I was introduced to Thaddeus Mosley's work by Ed Roberson in the late nineties. It was the third time in the past twenty or so years that a poet pointed me in the direction of a sculptor's work. John Taggart made me aware of the work of Bradford Graves in the early 1980s and Ethelbert Miller, while I was writer-in-residence at the Washington Project for the Arts in 1986, insisted I see an exhibition of Ed Love's work that was on display at Howard University. John said Graves's tributes to and evocations of such musicians as John Coltrane, Ornette Coleman and Thelonious Monk would interest me, Ethelbert that Love's references to Egyptian, Yoruba, Dogon and other African traditions would resonate with my own moves in that direction. I don't recall precisely what Ed said when he first mentioned Mosley's work, though he may well have spoken of a spectral, spiritual abstraction found in many of the pieces, the articulation of voided space that he since has written brilliantly about in the pages of my journalHambone, an extension by way of excision that would have spoken, implicitly at least, to my repeated recourse to the phantom limb as a figure for art's work and wonder. In any event, he brought Mosley's work to my attention and I couldn't be more thankful that he did.

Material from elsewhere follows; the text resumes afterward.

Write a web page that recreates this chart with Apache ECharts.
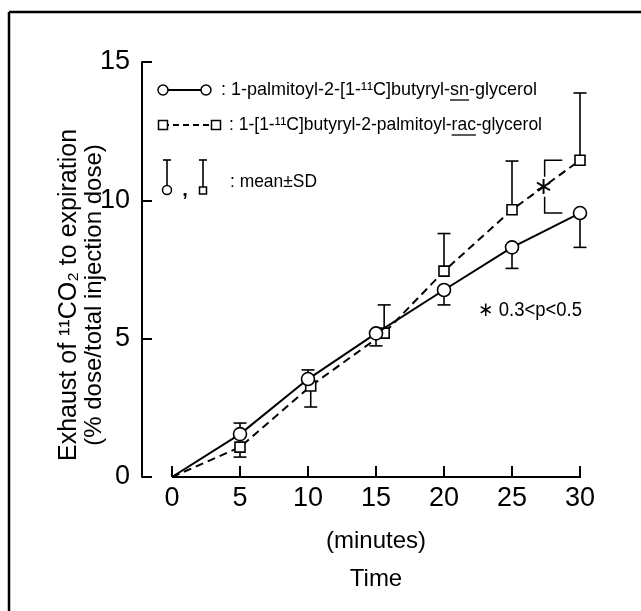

That a writer put me in touch with Mosley's work is apt. Mosley majored in English and journalism in college, has dedicated sculptures to Countee Cullen and Langston Hughes, sculpted a piece whose title invokes Stephen Crane and so forth, but the aptness has to do not only with that. It has to do as well with a writing before writing out of which writing must have come, some first inclination to invest impression or imprint that Mosley's work, in the salience it affords gouge and incision, especially in what appears to me to be his signature medium, wood, seems to hark back to. A first befriending of wood and a first befriending of stone seem active and alive still as well. I was struck, reading David Lewis's Thaddeus Mosley: African-American Sculptor a few years ago, by Mosley's insistence that he doesn't generate his sculptural themes by himself: "My woods and stones and I generate themes together. When I bring in a load of logs or blocks of stone, I stack them up in the studio... Everytime I go to my workbench I walk by them and get to know them better." I'm reminded of mbira music among the Shona of Zimbabwe, the sense of a dialogue or duet between musician and instrument that Dumisani Maraire, an mbira player, has commented on: "What the mbira player is doing is he has a friend, the mbira. This friend is of the same musical quality with him. He teaches his friend what to do and his friend teaches him what to do." Mosley's getting to know wood and stone is, to all our benefit, such a befriending.

Not having attended art school, Thaddeus Mosley is what's commonly known as a self-taught artist. Another statement of his, bearing on this, has stayed with me: "Every artist, in the end, must be self-taught because everyone must go beyond the lessons of other people's work." That Mosley is also self-taught in this more uncommon sense is evident in his work's divergence from that of Constantin Brancusi and Isamu Noguchi, two of his threeannounced influences, and from the third, African sculpture, as well. He has gone far beyond the symmetries, regularities and smooth geometries of such work, pursuing jagged compositions which emit a sense of uneasily arrived at repose, precarious balance, a steadiness perhaps caught between staggers. Complicating the perpendicular amenities of such work, his pieces partake of tilt, bend, lean, asymmetric poise, flirting with totter, flirting with collapse, miracles of recondite balance. "A closer walk thru the Forest of / Semblances nicked our skin" and "What would wood / say I wondered" are lines of a poem dedicated to Mosley I'd write if I could and maybe one day will, a poem aiming for something like that staggerly grace.